All of these power ballads are about damaged people trying to make a go of love in spite of trying circumstances—and that subject was imminently relatable to millions of recent divorcees like my mom. In 1981, the U.S. divorce rate hit an all-time peak of 5.3 per 1,000 Americans, after rising steadily throughout the ’60s and ’70s. The National Center For Health Statistics reported that there were 2.4 million marriages that year, and 1.2 million divorces. Those statistics were widely misinterpreted as meaning that 50 percent of nuptials ended in divorce—in reality, it was only 2 percent of the total number of existing marriages—but there were still more people than ever trying to piece their lives together in the wake of shipwrecked partnerships. And all those wayward lonely hearts turned to big, operatic declarations of devotion in the face of considerable hardship in order to power through. REO Speedwagon, Styx, Journey, Foreigner—it was all divorce rock.
Unfortunately for record labels, they were doing no better than the nation’s marriages. The music industry sold 55 million fewer albums than it did in 1980, which many insiders blamed on the advent of Pac-Man and the popularity of video-game arcades, which did $5 billion in business in ’81. “Video arcades and video games were a real threat,” long-time record executive Joe Smith said in a VH1 interview. “What kind of sales are lost when a kid drops 15 bucks in a machine?

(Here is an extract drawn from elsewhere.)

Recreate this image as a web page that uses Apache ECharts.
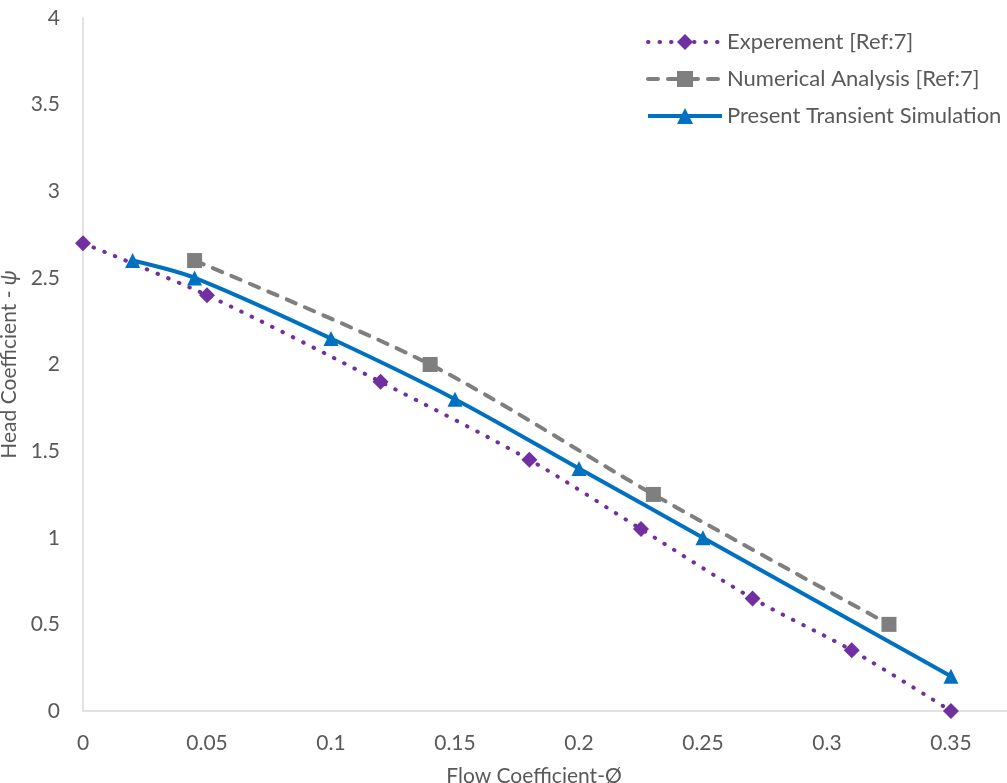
<!DOCTYPE html>
<html><head><meta charset="utf-8">
<script src="https://cdn.jsdelivr.net/npm/echarts@6/dist/echarts.min.js"></script>
<style>html,body{margin:0;padding:0;background:#fff}#c{width:1007px;height:783px}</style>
</head><body><div id="c"></div>
<script>
const expX = [0, 0.05, 0.12, 0.18, 0.225, 0.27, 0.31, 0.35];
const expY = [2.7, 2.4, 1.9, 1.45, 1.05, 0.65, 0.35, 0];
const numX = [0.045, 0.14, 0.23, 0.325];
const numY = [2.6, 2.0, 1.25, 0.5];
const simX = [0.02, 0.045, 0.1, 0.15, 0.2, 0.25, 0.35];
const simY = [2.6, 2.5, 2.15, 1.8, 1.4, 1.0, 0.2];
const seriesNames = ['Experement [Ref:7]', 'Numerical Analysis [Ref:7]', 'Present Transient Simulation'];
const xTitle = 'Flow Coefficient-Ø';
const yTitle = 'Head Coefficient - {i|ψ}';

const zip = (xs, ys) => xs.map((x, i) => [x, ys[i]]);
const font = 'Lato, "Open Sans", sans-serif';
const chart = echarts.init(document.getElementById('c'));
chart.setOption({
  animation: false,
  textStyle: {fontFamily: font},
  grid: {left: 83, right: 0, top: 18, bottom: 72, containLabel: false, outerBoundsMode: 'none'},
  legend: {
    orient: 'vertical', left: 641, top: 26, itemGap: 15, itemWidth: 74, itemHeight: 20,
    lineStyle: {width: 4},
    textStyle: {fontSize: 22, lineHeight: 22, color: '#595959', fontFamily: font},
    data: seriesNames
  },
  xAxis: {
    type: 'value', min: 0, max: 0.3726, interval: 0.05,
    name: xTitle, nameLocation: 'middle', nameGap: 55,
    nameTextStyle: {fontSize: 21, color: '#595959', padding: [0, 22, 0, 0]},
    axisLine: {show: true, lineStyle: {color: '#d9d9d9', width: 1.5}},
    axisTick: {show: false}, splitLine: {show: false},
    axisLabel: {fontSize: 21, color: '#595959', margin: 22, showMaxLabel: false,
      formatter: v => String(+v.toFixed(2))}
  },
  yAxis: {
    type: 'value', min: 0, max: 4, interval: 0.5,
    name: yTitle, nameLocation: 'middle', nameGap: 62, nameRotate: 90,
    nameTextStyle: {fontSize: 21, color: '#595959', rich: {i: {fontSize: 21, color: '#595959', fontStyle: 'italic'}}},
    axisLine: {show: true, lineStyle: {color: '#d9d9d9', width: 1.5}},
    axisTick: {show: false}, splitLine: {show: false},
    axisLabel: {fontSize: 21, color: '#595959', margin: 23}
  },
  series: [
    {
      name: seriesNames[0], type: 'line', data: zip(expX, expY), smooth: 0.3,
      symbol: 'diamond', symbolSize: 16,
      itemStyle: {color: '#7030A0'},
      lineStyle: {color: '#7030A0', width: 4, type: [0.5, 11], cap: 'round'}
    },
    {
      name: seriesNames[1], type: 'line', data: zip(numX, numY), smooth: 0.3,
      symbol: 'rect', symbolSize: 15,
      itemStyle: {color: '#7f7f7f'},
      lineStyle: {color: '#7f7f7f', width: 4, type: [10, 10], cap: 'round'}
    },
    {
      name: seriesNames[2], type: 'line', data: zip(simX, simY), smooth: 0.3,
      symbol: 'triangle', symbolSize: 15,
      itemStyle: {color: '#0070C0'},
      lineStyle: {color: '#0070C0', width: 4}
    }
  ]
});
</script></body></html>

Ten of it could’ve been ours.”
The wave of divorce-rock bands might’ve made this situation worse because of their limited youth-appeal; or maybe they salvaged the year by appealing to the only audience that was there for music at the time. Either way, REO Speedwagon wasn’t going to let the music on Hi Infidelity be the only thing driving album sales. As reported by Frederic Dannen in his landmark music-industry expose Hit Men, the members of REO Speedwagon lavished executives from their label Epic Records with gold Rolex watches worth at least $8,000, in order to gently prod them to give their record an extra promotional push. It wasn’t unusual for bands to get directly involved in this sort of under-handed wheel-greasing at the time, but this incident adversely affected another of the label’s artists, The Clash. At least that was the feeling of the head of the label, Dick Asher, who made his concerns public, as Dannen recounts:
“It wouldn’t have bothered me so much if the REO album had been a real good album,” Asher said. “But it just wasn’t. The Clash had a super album, and it was not getting any support. And I was meeting with [the heads of Epic], and I said, ‘I don’t hear anything about The Clash.’ And they said, ‘Well, we’re working this REO album, it’s much more important.’”

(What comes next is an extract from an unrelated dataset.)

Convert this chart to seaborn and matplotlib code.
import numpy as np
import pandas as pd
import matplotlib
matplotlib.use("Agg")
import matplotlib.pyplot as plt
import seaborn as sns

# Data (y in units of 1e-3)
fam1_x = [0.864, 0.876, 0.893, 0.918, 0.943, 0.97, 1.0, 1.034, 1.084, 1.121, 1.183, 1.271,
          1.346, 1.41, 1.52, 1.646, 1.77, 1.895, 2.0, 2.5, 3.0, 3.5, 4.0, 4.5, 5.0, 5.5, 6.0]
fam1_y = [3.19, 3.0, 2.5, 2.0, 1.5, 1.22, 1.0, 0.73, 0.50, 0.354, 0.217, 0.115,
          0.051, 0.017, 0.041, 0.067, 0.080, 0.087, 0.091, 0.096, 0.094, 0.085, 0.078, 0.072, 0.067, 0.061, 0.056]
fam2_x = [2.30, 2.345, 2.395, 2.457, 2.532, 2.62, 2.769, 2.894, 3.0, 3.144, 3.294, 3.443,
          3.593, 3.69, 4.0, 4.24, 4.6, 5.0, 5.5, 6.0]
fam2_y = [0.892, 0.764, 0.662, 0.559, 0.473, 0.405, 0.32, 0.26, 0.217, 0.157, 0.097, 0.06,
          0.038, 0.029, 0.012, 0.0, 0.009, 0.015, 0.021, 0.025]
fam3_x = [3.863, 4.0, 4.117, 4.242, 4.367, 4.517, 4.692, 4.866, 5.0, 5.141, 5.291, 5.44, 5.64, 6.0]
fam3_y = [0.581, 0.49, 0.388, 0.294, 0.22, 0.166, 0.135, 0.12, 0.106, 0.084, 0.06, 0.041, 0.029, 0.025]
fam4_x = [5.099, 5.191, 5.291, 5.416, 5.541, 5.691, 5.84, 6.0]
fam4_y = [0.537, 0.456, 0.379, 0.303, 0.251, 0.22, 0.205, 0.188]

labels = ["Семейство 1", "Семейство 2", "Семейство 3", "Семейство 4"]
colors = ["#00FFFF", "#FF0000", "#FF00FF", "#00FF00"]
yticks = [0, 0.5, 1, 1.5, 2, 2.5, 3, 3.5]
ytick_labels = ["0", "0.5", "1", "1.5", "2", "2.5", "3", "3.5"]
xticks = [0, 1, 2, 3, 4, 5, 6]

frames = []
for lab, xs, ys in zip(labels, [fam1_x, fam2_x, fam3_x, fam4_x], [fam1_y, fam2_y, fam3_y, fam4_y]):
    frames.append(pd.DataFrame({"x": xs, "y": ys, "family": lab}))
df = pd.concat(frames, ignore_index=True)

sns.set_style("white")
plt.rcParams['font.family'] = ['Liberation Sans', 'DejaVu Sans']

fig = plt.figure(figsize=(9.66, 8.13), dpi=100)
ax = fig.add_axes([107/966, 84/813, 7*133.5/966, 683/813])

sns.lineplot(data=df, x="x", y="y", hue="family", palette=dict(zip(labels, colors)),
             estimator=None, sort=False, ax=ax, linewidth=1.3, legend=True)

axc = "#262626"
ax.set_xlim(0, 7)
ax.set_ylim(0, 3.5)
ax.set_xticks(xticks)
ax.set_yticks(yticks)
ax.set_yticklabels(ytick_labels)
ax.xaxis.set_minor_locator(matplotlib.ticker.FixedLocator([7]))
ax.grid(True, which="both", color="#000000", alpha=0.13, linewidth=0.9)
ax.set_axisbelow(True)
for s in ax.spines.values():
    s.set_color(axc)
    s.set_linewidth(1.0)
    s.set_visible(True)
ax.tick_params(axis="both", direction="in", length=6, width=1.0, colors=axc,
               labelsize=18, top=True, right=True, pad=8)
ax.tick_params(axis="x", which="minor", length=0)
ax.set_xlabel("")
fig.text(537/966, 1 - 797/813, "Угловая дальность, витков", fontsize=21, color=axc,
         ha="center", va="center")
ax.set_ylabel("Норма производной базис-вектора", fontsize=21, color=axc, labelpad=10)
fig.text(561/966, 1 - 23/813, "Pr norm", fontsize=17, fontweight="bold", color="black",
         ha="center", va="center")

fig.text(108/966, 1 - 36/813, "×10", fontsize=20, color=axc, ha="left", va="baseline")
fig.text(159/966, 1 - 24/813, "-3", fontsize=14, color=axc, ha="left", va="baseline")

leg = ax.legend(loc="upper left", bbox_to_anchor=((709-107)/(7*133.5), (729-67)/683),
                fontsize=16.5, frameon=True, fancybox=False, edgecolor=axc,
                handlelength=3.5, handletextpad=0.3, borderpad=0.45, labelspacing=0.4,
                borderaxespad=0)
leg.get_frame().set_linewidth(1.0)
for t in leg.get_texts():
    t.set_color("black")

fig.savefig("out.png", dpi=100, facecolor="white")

While REO Speedwagon was able to use corruption in the record industry to its advantage on Hi Infidelity, another change was afoot in the business that would be the band’s undoing. On Aug. 1, 1981, an upstart cable channel called MTV premièred with round-the-clock music videos. The network had scrambled to get on the air that summer before the record labels did their budgets for 1982, because MTV founder Bob Pittman feared they’d slash the funding for videos.

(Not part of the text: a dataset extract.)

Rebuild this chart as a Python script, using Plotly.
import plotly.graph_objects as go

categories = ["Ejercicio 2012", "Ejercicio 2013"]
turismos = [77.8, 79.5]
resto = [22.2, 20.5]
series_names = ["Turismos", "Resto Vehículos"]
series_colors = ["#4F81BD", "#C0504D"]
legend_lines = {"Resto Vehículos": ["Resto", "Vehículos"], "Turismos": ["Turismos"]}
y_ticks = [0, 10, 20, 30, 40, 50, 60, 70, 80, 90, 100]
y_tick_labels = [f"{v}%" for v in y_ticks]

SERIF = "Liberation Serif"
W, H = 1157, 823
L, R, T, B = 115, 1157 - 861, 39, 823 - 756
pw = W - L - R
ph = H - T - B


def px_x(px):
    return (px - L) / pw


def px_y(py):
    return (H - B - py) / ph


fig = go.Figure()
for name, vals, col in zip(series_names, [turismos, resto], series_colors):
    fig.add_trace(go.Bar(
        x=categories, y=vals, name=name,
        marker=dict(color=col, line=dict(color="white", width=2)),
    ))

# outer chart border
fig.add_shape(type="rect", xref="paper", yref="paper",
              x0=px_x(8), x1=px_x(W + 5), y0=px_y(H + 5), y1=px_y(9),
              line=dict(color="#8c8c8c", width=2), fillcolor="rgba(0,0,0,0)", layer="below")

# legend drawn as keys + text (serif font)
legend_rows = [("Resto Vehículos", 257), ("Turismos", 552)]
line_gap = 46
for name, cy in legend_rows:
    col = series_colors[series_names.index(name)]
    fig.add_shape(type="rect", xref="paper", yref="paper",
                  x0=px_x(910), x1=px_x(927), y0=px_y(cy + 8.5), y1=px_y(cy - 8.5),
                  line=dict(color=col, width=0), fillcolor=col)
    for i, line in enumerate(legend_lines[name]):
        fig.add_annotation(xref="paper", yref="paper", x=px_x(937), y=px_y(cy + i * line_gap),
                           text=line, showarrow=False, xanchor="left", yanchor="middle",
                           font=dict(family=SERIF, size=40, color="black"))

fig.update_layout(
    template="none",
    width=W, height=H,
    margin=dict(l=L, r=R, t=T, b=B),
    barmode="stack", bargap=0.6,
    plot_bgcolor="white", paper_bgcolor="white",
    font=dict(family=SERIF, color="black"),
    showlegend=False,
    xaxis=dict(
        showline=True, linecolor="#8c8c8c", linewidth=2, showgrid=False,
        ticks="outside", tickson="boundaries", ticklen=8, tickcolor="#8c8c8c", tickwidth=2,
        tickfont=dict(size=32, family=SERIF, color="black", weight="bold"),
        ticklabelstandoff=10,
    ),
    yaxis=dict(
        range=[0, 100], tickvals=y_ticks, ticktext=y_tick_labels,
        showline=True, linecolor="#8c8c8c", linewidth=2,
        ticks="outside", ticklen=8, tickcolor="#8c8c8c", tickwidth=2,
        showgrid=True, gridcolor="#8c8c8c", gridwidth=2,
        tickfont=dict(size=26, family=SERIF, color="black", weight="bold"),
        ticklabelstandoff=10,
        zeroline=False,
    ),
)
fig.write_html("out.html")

It might’ve been better for REO Speedwagon if that had happened, because the video format was ill-suited for a bunch of aging, paunchy arena-rockers. By the end of the ’80s, Speedwagon and its peers had been ushered away from the mainstream of pop culture and toward county fairs. But the music lives on in the hearts—and silverware drawers—of mothers, fathers, and all other sufferers of early-’80s heartache.